Photos of the overnight stunt were posted on Twitter on October 16.
There was no immediate explanation of any motive for the action at the French central bank, which echoed a previous one in which he set fire to a door at the headquarters of the Russian Federal Security Service (FSB).
Pavlensky, his partner, Olga Shalygina, and their children received political asylum in France in May after they fled Russia in January.
Russian police questioned Pavlensky and Shalygina in December, saying that a Moscow actress had accused them of raping her.
Pavlensky denied the allegation and described it as blackmail aimed to prevent him from carrying out political activities in Russia.
Pavlensky, who is known for startling protests that sometimes involve self-mutilation, says his performances draw attention to the indifference of many Russians to what he says is widespread Federal Security Service (FSB) control over society.

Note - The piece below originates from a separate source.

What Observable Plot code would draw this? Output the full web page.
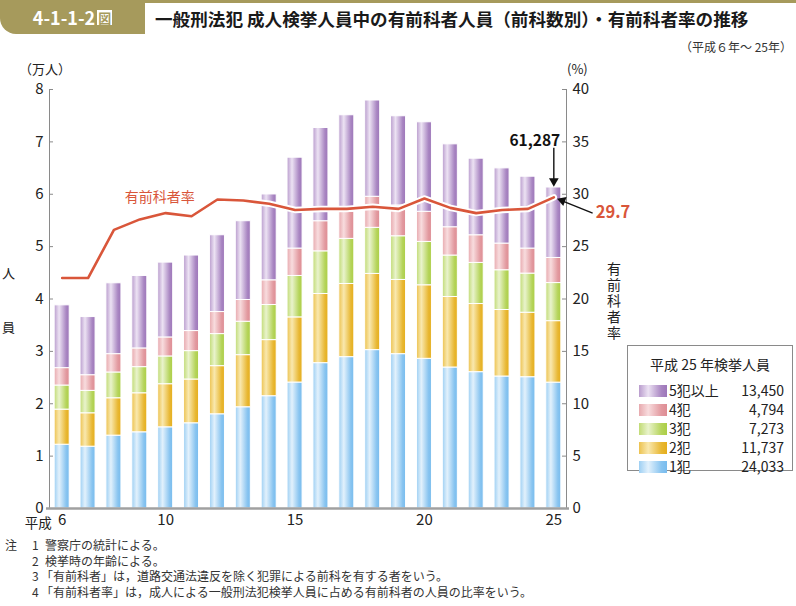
<!DOCTYPE html>
<html lang="ja"><head><meta charset="utf-8">
<script src="https://cdn.jsdelivr.net/npm/d3@7"></script>
<script src="https://cdn.jsdelivr.net/npm/@observablehq/plot@0.6"></script>
<style>
html,body{margin:0;padding:0}
body{width:796px;height:606px;position:relative;background:#fff;overflow:hidden;
  font-family:"Noto Sans CJK JP","Noto Sans",sans-serif;color:#222}
.abs{position:absolute;white-space:nowrap}
#topline{left:0;top:0;width:796px;height:3px;background:#a69a5c}
#badge{left:0;top:0;width:145px;height:34px;background:#a69a5c;border-bottom-left-radius:16px;
  color:#fff;font-weight:bold;font-size:18px;line-height:34px;text-align:center}
#badge .zu{display:inline-block;background:#fff;color:#a69a5c;font-size:13px;line-height:15px;width:15px;height:15px;
  vertical-align:2px;margin-left:2px;text-align:center}
#title{left:155px;top:5px;font-size:17.6px;font-weight:bold;line-height:28px;color:#1a1a1a}
#period{right:4px;top:38px;font-size:12px;color:#333}
#chart{left:0;top:56px}
.lab{font-size:13px;line-height:14px;color:#222}
#vrate{left:606px;top:262px;writing-mode:vertical-rl;font-size:14px;letter-spacing:2px;line-height:16px}
#legend{left:627px;top:345px;width:164px;height:124px;border:1px solid #8a8a8a;background:#fff;font-size:14px;color:#222}
#legend .ttl{position:absolute;left:0;width:164px;top:9px;text-align:center;line-height:18px}
#legend .row{position:absolute;left:11px;width:145px;height:19px;line-height:19px}
#legend .sw{position:absolute;left:0;top:4px;width:28px;height:12px}
#legend .nm{position:absolute;left:30px;top:0}
#legend .vl{position:absolute;right:0;top:0}
#notes{left:5px;top:537px;font-size:12px;line-height:15.5px;color:#333}
#notes div{position:relative;height:15.5px}
#notes .k{position:absolute;left:0}
#notes .n{position:absolute;left:27px}
#notes .t{position:absolute;left:40px}
#notes .t.br{left:36px}
</style></head>
<body>
<div id="topline" class="abs"></div>
<div id="badge" class="abs">4-1-1-2<span class="zu">図</span></div>
<div id="title" class="abs">一般刑法犯 成人検挙人員中の有前科者人員（前科数別）・有前科者率の推移</div>
<div id="period" class="abs">（平成６年～ 25年）</div>
<div class="abs lab" style="left:19px;top:62px">（万人）</div>
<div class="abs lab" style="left:567px;top:62px">(%)</div>
<div class="abs lab" style="left:2px;top:266px">人</div>
<div class="abs lab" style="left:2px;top:320px">員</div>
<div id="vrate" class="abs">有前科者率</div>
<div id="chart" class="abs"></div>
<div id="legend" class="abs"></div>
<div id="notes" class="abs"></div>
<script>
// ---- data (persons) ----
const years = [6,7,8,9,10,11,12,13,14,15,16,17,18,19,20,21,22,23,24,25];
const crime1 = [12180,11800,13910,14550,15500,16270,17990,19330,21440,24050,27750,28900,30240,29470,28580,26920,26030,25200,25070,24033];
const crime2 = [6700,6380,7140,7450,8230,8360,9190,9950,10710,12440,13210,13970,14550,14170,14040,13460,13010,12700,12310,11737];
const crime3 = [4600,4280,4920,4990,5300,5420,6120,6380,6700,7910,8140,8610,8800,8340,8280,7920,7850,7590,7470,7273];
const crime4 = [3320,2990,3500,3570,3630,3830,4210,4150,4720,5230,5750,5170,5930,5880,5750,5400,5280,5090,4780,4794];
const crime5 = [11990,11100,13530,13840,14290,14420,14660,15040,16390,17350,17800,18430,18380,17030,17090,15830,14620,14360,13720,13450];
const rate = [22.0,22.0,26.6,27.6,28.2,27.9,29.5,29.4,29.1,28.5,28.6,28.6,28.8,28.6,29.6,28.7,28.2,28.5,28.6,29.7];
const categories = ["1犯","2犯","3犯","4犯","5犯以上"];
const series = [crime1, crime2, crime3, crime4, crime5];
const leftTicks = [0,1,2,3,4,5,6,7,8];
const xTicks = [6,10,15,20,25];
const noteLines = [
  ["注","1","警察庁の統計による。"],
  ["","2","検挙時の年齢による。"],
  ["","3","「有前科者」は，道路交通法違反を除く犯罪による前科を有する者をいう。"],
  ["","4","「有前科者率」は，成人による一般刑法犯検挙人員に占める有前科者の人員の比率をいう。"]
];

// ---- styles ----
const palette = [
  {base:"#78bcee", light:"#e2f1fc"},
  {base:"#e5ae1c", light:"#f9e8ae"},
  {base:"#acce46", light:"#e9f3cc"},
  {base:"#de8d94", light:"#f8dcde"},
  {base:"#9d76b9", light:"#ece2f3"}
];
const RED = "#d9563a";
const FONT = '"Noto Sans CJK JP","Noto Sans",sans-serif';
const HALF = 0.29;
const X_DOMAIN = [5.51, 25.49];

// stacked rows (万人 units)
const rows = [];
years.forEach((yr, i) => {
  let acc = 0;
  series.forEach((s, k) => {
    const v = s[i] / 10000;
    rows.push({year: yr, cat: k, y1: acc, y2: acc + v});
    acc += v;
  });
});
const totals = years.map((_, i) => d3.sum(series, s => s[i]));
const rateRows = years.map((yr, i) => ({year: yr, r: rate[i] / 5}));
const last = years.length - 1;

function mix(a, b, t) { return d3.interpolateRgb(a, b)(t); }

const defsMark = () => {
  const ns = "http://www.w3.org/2000/svg";
  const defs = document.createElementNS(ns, "defs");
  palette.forEach((p, k) => {
    const g = document.createElementNS(ns, "linearGradient");
    g.setAttribute("id", "g" + k);
    g.setAttribute("x1", "0"); g.setAttribute("x2", "1");
    g.setAttribute("y1", "0"); g.setAttribute("y2", "0");
    [[0, mix(p.base, p.light, 0.35)], [0.33, p.light], [0.8, mix(p.base, p.light, 0.15)], [1, p.base]].forEach(([o, c]) => {
      const s = document.createElementNS(ns, "stop");
      s.setAttribute("offset", o); s.setAttribute("stop-color", c);
      g.appendChild(s);
    });
    defs.appendChild(g);
  });
  return defs;
};

const plot = Plot.plot({
  width: 796, height: 474,
  marginLeft: 49, marginRight: 230, marginTop: 33, marginBottom: 22,
  x: {type: "linear", domain: X_DOMAIN, axis: null},
  y: {domain: [0, 8], axis: null},
  style: {fontFamily: FONT, fontSize: "15px", color: "#222", background: "transparent", overflow: "visible"},
  marks: [
    defsMark,
    ...categories.map((c, k) => Plot.rectY(rows.filter(d => d.cat === k), {
      x1: d => d.year - HALF, x2: d => d.year + HALF, y1: "y1", y2: "y2",
      fill: `url(#g${k})`, stroke: "white", strokeWidth: 1
    })),
    Plot.ruleX([X_DOMAIN[0]], {stroke: "#8a8a8a", strokeWidth: 1}),
    Plot.ruleX([X_DOMAIN[1]], {stroke: "#8a8a8a", strokeWidth: 1}),
    Plot.ruleY(leftTicks.slice(1), {y: d => d, insetRight: 513, stroke: "#8a8a8a"}),
    Plot.ruleY(leftTicks.slice(1), {y: d => d, insetLeft: 513, stroke: "#8a8a8a"}),
    Plot.ruleY([0], {stroke: "#a0a0a0", strokeWidth: 2.5, insetLeft: -3, insetRight: -3}),
    Plot.axisY({anchor: "left", ticks: leftTicks, tickSize: 0, tickPadding: 6, fontSize: 15, label: null}),
    Plot.axisY({anchor: "right", ticks: leftTicks, tickSize: 0, tickPadding: 6, fontSize: 15, label: null, tickFormat: d => d * 5}),
    Plot.axisX({ticks: xTicks, tickSize: 0, tickPadding: 6, fontSize: 15, label: null}),
    Plot.text(["平成"], {x: xTicks[0], y: 0, dx: -24, dy: 15, fontSize: 13.5}),
    Plot.line(rateRows, {x: "year", y: "r", stroke: "white", strokeWidth: 6.5, strokeLinejoin: "round"}),
    Plot.line(rateRows, {x: "year", y: "r", stroke: RED, strokeWidth: 2.6, strokeLinejoin: "round"}),
    Plot.text([rateRows[4]], {x: "year", y: "r", text: () => "有前科者率", dx: -6, dy: -16, fill: RED, fontSize: 14}),
    // total annotation
    Plot.link([totals[last] / 10000], {x1: years[last], x2: years[last], y1: d => d + 0.76, y2: d => d + 0.12, stroke: "#111", strokeWidth: 1.4}),
    Plot.dot([totals[last] / 10000], {x: years[last], y: d => d, dy: -6.4, symbol: "triangle", rotate: 180, r: 3.6, fill: "#111", stroke: "none"}),
    Plot.text([totals[last]], {x: years[last], y: d => d / 10000 + 0.88, dx: -19, text: d => d3.format(",")(d), fontSize: 15.5, fontWeight: "bold", fill: "#111"}),
    // rate annotation
    Plot.link([rate[last] / 5], {x1: years[last] + 1.5, y1: d => d - 0.3, x2: years[last] + 0.3, y2: d => d - 0.06, stroke: "#111", strokeWidth: 1.4}),
    Plot.dot([rate[last] / 5], {x: years[last], y: d => d, dx: 8.5, dy: 3.2, symbol: "triangle", rotate: -70, r: 3.6, fill: "#111", stroke: "none"}),
    Plot.text([rate[last]], {x: years[last] + 1.62, y: d => d / 5 - 0.3, text: d => d.toFixed(1), textAnchor: "start", fontSize: 16.5, fontWeight: "bold", fill: RED})
  ]
});
document.getElementById("chart").appendChild(plot);

// legend
const lg = document.getElementById("legend");
lg.innerHTML = `<div class="ttl">平成 ${years[last]} 年検挙人員</div>`;
const order = [4,3,2,1,0];
order.forEach((k, j) => {
  const p = palette[k];
  const row = document.createElement("div");
  row.className = "row";
  row.style.top = (35 + j * 19) + "px";
  row.innerHTML = `<div class="sw" style="background:linear-gradient(to right, ${mix(p.base,p.light,0.35)} 0%, ${p.light} 33%, ${mix(p.base,p.light,0.15)} 80%, ${p.base} 100%)"></div>` +
    `<div class="nm">${categories[k]}</div><div class="vl">${d3.format(",")(series[k][last])}</div>`;
  lg.appendChild(row);
});

// notes
const nt = document.getElementById("notes");
noteLines.forEach(([k, n, t]) => {
  const d = document.createElement("div");
  const cls = t.startsWith("「") ? "t br" : "t";
  d.innerHTML = `<span class="k">${k}</span><span class="n">${n}</span><span class="${cls}">${t}</span>`;
  nt.appendChild(d);
});
</script>
</body></html>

He spent 18 months in pretrial detention after he doused a large wooden door at the FSB headquarters on Moscow's Lubyanka Square with gasoline and set it on fire in November 2015.
He was released in June 2016 and ordered to pay a hefty fine, which he refused to do.
Pavlensky has also nailed his scrotum to Red Square, sewn his lips together, wrapped himself in barbed wire, and chopped off part of his ear.